Gabor Lukacs, president and founder of the Air Passenger Rights group, says passengers grappling with cancelled flights and inadequate information about when they might be rebooked should buy their own tickets home with a different carrier, and keep careful records and receipts of their expenses.

If Sunwing refuses to compensate them under the federal Air Passenger Protection Regulations, they should take the matter to small claims court, Lukacs said in an interview.

“We’re at a point in Canada where suing an airline is not simply about your own money, it’s about changing how they operate. It’s about behaviour modification,” he said. “And that’s where the government is derelict in its duties to the public.”

He said passengers should also phone their local member of Parliament and ask for better enforcement of passenger rights in Canada.

As of Sunday, hundreds of Canadian travellers were stuck in Cancun, Mexico after Sunwing cancelled their flights home. Some described being shuffled from hotel to hotel, sometimes arriving to find there were no rooms booked for them, while Sunwing officials offered inaccurate and incomplete information about when they might get home.

Sheldon de Souza said in an interview Monday that a similar situation is playing out in Puerto Vallarta on Mexico’s west coast. He said he flew there with his wife, three kids and three family friends on Dec. 14, with a flight home scheduled with Sunwing on Dec. 21.

That flight was cancelled, though only some passengers were told, he said. Several days of incomplete information and confusion from Sunwing followed, he said.

He and a group of fellow passengers were moved to different hotels and asked to check out each day and report back to the lobby every hour, in case there was news of a flight.

Sunwing officials at the hotel would say there was a flight coming up then, hours later, would say it had been cancelled, de Souza said. He said in the meantime, the flights wouldn’t show up on the airport’s daily schedules, leading de Souza to believe he was being misled.

He said he booked himself a spot on an Air Canada flight back to Calgary on Dec. 23, which cost him about $1,000. His wife, his children and their friends managed to get a Sunwing flight home on Boxing Day, but only because they started showing up at the airport to push for a spot, he said.

He said they had snagged seats on a Sunwing flight to Edmonton late on Christmas Day, even making it to the gate with boarding passes. But then officials said the crew were beyond their allowed maximum working hours and the plane was cancelled.

“It felt like Sunwing just abandoned us, they didn’t care,” de Souza said. “It’s not even that they made an effort, they forgot us.”

He said there were “several hundred” Canadians stranded in Puerto Vallarta when he left, and some are likely still there.

The federal Air Passenger Protection Regulations mandates airlines to pay up to $1,000 in compensation for cancellations or significant delays that stem from reasons within the carrier’s control when the notification comes 14 days or less before departure.

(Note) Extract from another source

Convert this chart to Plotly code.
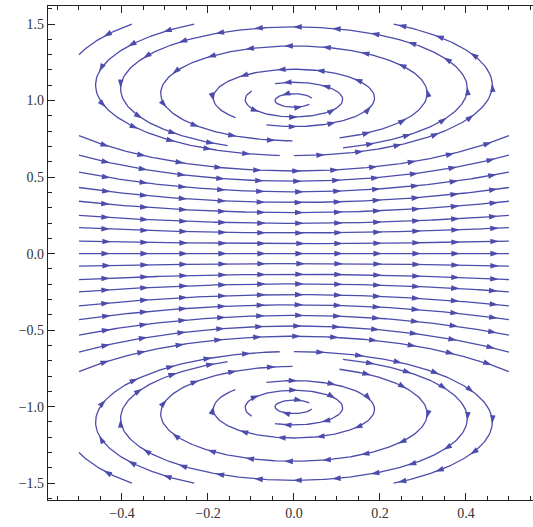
import math
import plotly.graph_objects as go

# ---------------- data ----------------
# vector field: u = U0 + U1*x^2 + U2*y^2 ,  v = V1*x*y
U_COEF = [1.0, 1.0, -1.0]
V_COEF = [2.0]
X_DOMAIN = [-0.5, 0.5]
Y_DOMAIN = [-1.5, 1.5]
X_RANGE = [-0.572, 0.556]
Y_RANGE = [-1.610, 1.618]
X_TICKS = [-0.4, -0.2, 0.0, 0.2, 0.4]
X_TICK_LABELS = ["\u22120.4", "\u22120.2", "0.0", "0.2", "0.4"]
Y_TICKS = [-1.5, -1.0, -0.5, 0.0, 0.5, 1.0, 1.5]
Y_TICK_LABELS = ["\u22121.5", "\u22121.0", "\u22120.5", "0.0", "0.5", "1.0", "1.5"]

# band streamlines: start on the left edge at these heights
BAND_START_Y = [0.771, 0.643, 0.532, 0.432, 0.342, 0.250, 0.170, 0.082, 0.0,
                -0.082, -0.170, -0.250, -0.342, -0.432, -0.532, -0.643, -0.771]
# vortex streamlines: start / end points (nan = run until closed/exit)
LOOP_START_X = [0.0413, -0.0982, -0.0641, 0.106, 0.114, 0.0, -0.232, -0.377,
                0.0413, -0.0982, -0.0641, 0.106, 0.114, 0.0, -0.232, -0.377]
LOOP_START_Y = [1.016, 1.0631, 0.8413, 0.7557, 0.6915, 0.640, 1.5, 1.5,
                -1.016, -1.0631, -0.8413, -0.7557, -0.6915, -0.640, -1.5, -1.5]
LOOP_END_X = [0.038, -0.0479, -0.1325, 0.0, -0.15, float("nan"), -0.03, float("nan"),
              0.038, -0.0479, -0.1325, 0.0, -0.15, float("nan"), -0.03, float("nan")]
LOOP_END_Y = [0.979, 1.1092, 0.8849, 0.737, 0.704, float("nan"), 0.641, float("nan"),
              -0.979, -1.1092, -0.8849, -0.737, -0.704, float("nan"), -0.641, float("nan")]

# ---------------- layout geometry ----------------
W, H = 533, 527
ML, MR, MT, MB = 48, 0, 6, 27
PW, PH = W - ML - MR, H - MT - MB
SX = PW / (X_RANGE[1] - X_RANGE[0])
SY = PH / (Y_RANGE[1] - Y_RANGE[0])

LINE_COLOR = "rgb(76,76,172)"
DTEST = 3.5
STEP = 1.0
MAXSTEPS = 3000
ARROW_OFF = 31.0
ARROW_SP = 38.8
CELL = 8.0

XMIN, XMAX = X_DOMAIN[0] * SX, X_DOMAIN[1] * SX
YMIN, YMAX = Y_DOMAIN[0] * SY, Y_DOMAIN[1] * SY


def field(x, y):
    u = U_COEF[0] + U_COEF[1] * x * x + U_COEF[2] * y * y
    v = V_COEF[0] * x * y
    return u, v


def dirn(X, Y):
    u, v = field(X / SX, Y / SY)
    a, b = u * SX, v * SY
    n = math.hypot(a, b)
    if n < 1e-6:
        return None
    return a / n, b / n


def inside(X, Y):
    return XMIN - 1e-6 <= X <= XMAX + 1e-6 and YMIN - 1e-6 <= Y <= YMAX + 1e-6


grid = {}


def cell(X, Y):
    return (int(math.floor(X / CELL)), int(math.floor(Y / CELL)))


def near_other(X, Y, d):
    ci, cj = cell(X, Y)
    d2 = d * d
    for i in range(ci - 1, ci + 2):
        for j in range(cj - 1, cj + 2):
            for p in grid.get((i, j), ()):
                if (p[0] - X) ** 2 + (p[1] - Y) ** 2 < d2:
                    return True
    return False


def trace(X0, Y0, end=None):
    pts = [(X0, Y0)]
    X, Y = X0, Y0
    travelled = 0.0
    for k in range(1, MAXSTEPS):
        d1 = dirn(X, Y)
        if d1 is None:
            break
        xm, ym = X + 0.5 * STEP * d1[0], Y + 0.5 * STEP * d1[1]
        d2 = dirn(xm, ym)
        if d2 is None:
            break
        Xn, Yn = X + STEP * d2[0], Y + STEP * d2[1]
        if not inside(Xn, Yn):
            t = 1.0
            dx, dy = Xn - X, Yn - Y
            if Xn > XMAX and dx != 0: t = min(t, (XMAX - X) / dx)
            if Xn < XMIN and dx != 0: t = min(t, (XMIN - X) / dx)
            if Yn > YMAX and dy != 0: t = min(t, (YMAX - Y) / dy)
            if Yn < YMIN and dy != 0: t = min(t, (YMIN - Y) / dy)
            pts.append((X + t * dx, Y + t * dy))
            break
        travelled += STEP
        if near_other(Xn, Yn, DTEST):
            break
        if end is not None:
            if travelled > 20 and math.hypot(Xn - end[0], Yn - end[1]) < 2.0:
                pts.append((Xn, Yn))
                break
        elif travelled > 30 and math.hypot(Xn - X0, Yn - Y0) < 10.0:
            break
        pts.append((Xn, Yn))
        X, Y = Xn, Yn
    return pts


def add_line(x0, y0, xe=float("nan"), ye=float("nan")):
    end = None if math.isnan(xe) else (xe * SX, ye * SY)
    line = trace(x0 * SX, y0 * SY, end)
    for p in line:
        grid.setdefault(cell(p[0], p[1]), []).append(p)
    return line


lines = []
for yb in BAND_START_Y:
    lines.append(add_line(X_DOMAIN[0], yb))
for xs, ys, xe, ye in zip(LOOP_START_X, LOOP_START_Y, LOOP_END_X, LOOP_END_Y):
    lines.append(add_line(xs, ys, xe, ye))

# ---------------- build traces ----------------
lx, ly = [], []
ax, ay, aang = [], [], []
for ln in lines:
    if len(ln) < 2:
        continue
    for k in range(0, len(ln), 2):
        lx.append(ln[k][0] / SX)
        ly.append(ln[k][1] / SY)
    lx.append(ln[-1][0] / SX)
    ly.append(ln[-1][1] / SY)
    lx.append(None)
    ly.append(None)
    s = 0.0
    target = ARROW_OFF
    for k in range(1, len(ln)):
        s += math.hypot(ln[k][0] - ln[k - 1][0], ln[k][1] - ln[k - 1][1])
        if s >= target:
            d = dirn(ln[k][0], ln[k][1])
            if d is not None:
                ax.append(ln[k][0] / SX)
                ay.append(ln[k][1] / SY)
                aang.append(math.degrees(math.atan2(d[0], d[1])))
            target += ARROW_SP

fig = go.Figure()
fig.add_trace(go.Scatter(x=lx, y=ly, mode="lines",
                         line=dict(color=LINE_COLOR, width=1.3),
                         hoverinfo="skip", showlegend=False))
fig.add_trace(go.Scatter(x=ax, y=ay, mode="markers",
                         marker=dict(symbol="arrow", size=9, angle=aang,
                                     color=LINE_COLOR, line=dict(width=0)),
                         hoverinfo="skip", showlegend=False))

tickfont = dict(family="Liberation Serif, Times New Roman, serif", size=14, color="#333")
fig.update_layout(
    width=W, height=H, autosize=False,
    margin=dict(l=ML, r=MR, t=MT, b=MB, pad=0),
    paper_bgcolor="white", plot_bgcolor="white",
    xaxis=dict(range=X_RANGE, tickvals=X_TICKS, ticktext=X_TICK_LABELS,
               showgrid=False, zeroline=False, showline=True, linecolor="#222", linewidth=1.3,
               mirror="ticks", ticks="inside", ticklen=7, tickwidth=1, tickcolor="#222",
               minor=dict(dtick=0.05, tick0=0, ticks="inside", ticklen=4, tickwidth=1, tickcolor="#222"),
               tickfont=tickfont, fixedrange=True),
    yaxis=dict(range=Y_RANGE, tickvals=Y_TICKS, ticktext=Y_TICK_LABELS,
               showgrid=False, zeroline=False, showline=True, linecolor="#222", linewidth=1.3,
               mirror=False, ticks="inside", ticklen=7, tickwidth=1, tickcolor="#222",
               minor=dict(dtick=0.1, tick0=0, ticks="inside", ticklen=4, tickwidth=1, tickcolor="#222"),
               tickfont=tickfont, fixedrange=True),
)
fig.write_html("out.html", config={"displayModeBar": False},
               post_script="document.body.style.margin='0';document.body.style.overflow='hidden';")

Lukacs said it’s unlikely Sunwing will voluntarily pay up. The Canadian Transportation Agency, which acts as the federal airline regulator, doesn’t do enough to hold airlines accountable, he said, so they don’t feel much pressure to obey the rules.

Federal legislation grants the agency’s enforcement officers the power to investigate companies and individuals it believes have broken the rules and to issue fines of up to $25,000.

The regulator’s website shows that in the past five years, just one carrier — WestJet, for 55 instances in late January — has been fined for not providing adequate compensation to passengers. The total penalty was $11,000.

Lukacs said the agency isn’t issuing enough fines. “The government is turning a blind eye to airlines’ misconduct,” he said.

Neither Sunwing nor the Canadian Transportation Agency responded immediately to a request for comment.

Sunwing said in an email Sunday that it cancelled the flights because of bad weather and that it was trying to get people home “in the coming days.”

“Our teams are working hard to re-accommodate customers by subservicing aircraft where possible, in addition to arranging alternate hotels and transfers for those with overnight delays,” the email said.

This report by The Canadian Press was first published Dec. 26, 2022.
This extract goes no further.